Kein touristischer Werbefilm komme ohne Bilder von Volksfesten aus, die schließlich von der Unesco auch zum immateriellen Kulturerbe erklärt worden sind, so Hartnagel.
Robert Förster spricht ebenfalls von "schlaflosen Nächten." Er ist mit einem Glühweinstand auf der Nürnberger Kinderweihnacht vertreten, gleichzeitig soll in Heidelberg bereits von diesem Donnerstag an Feuerzangenbowle und Pommes über die Tresen gereicht werden.
Große Unsicherheit
"Wahrscheinlich machen wir einen Tag auf und dann gleich wieder zu", sagt er mit Blick auf die Ministerpräsidentenkonferenz, die an diesem Tag stattfinden soll.

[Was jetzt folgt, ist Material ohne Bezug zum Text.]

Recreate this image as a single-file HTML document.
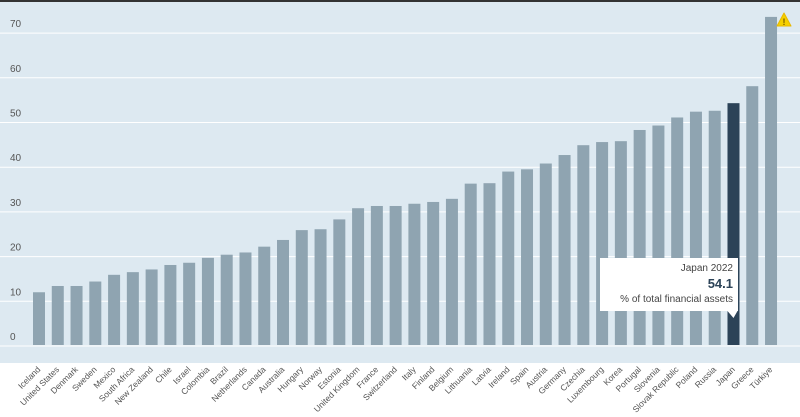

"Man kann sich auf nichts verlassen", sagt Förster und hat den Eindruck, dass die Regierung die letzten Monate "im Schlafwagen" verbracht und aus dem ersten Corona-Jahr nichts gelernt habe.
Auch er erzählt von hohen Investitionen im Vorfeld, den notwendigen Reparaturen, dem Einkauf. Unkosten, die ohne das Geschäft auf den Märkten erneut ohne Ausgleich und damit existenzgefährdend zu Buche schlagen würde. "Wir sind verzweifelt", so Förster.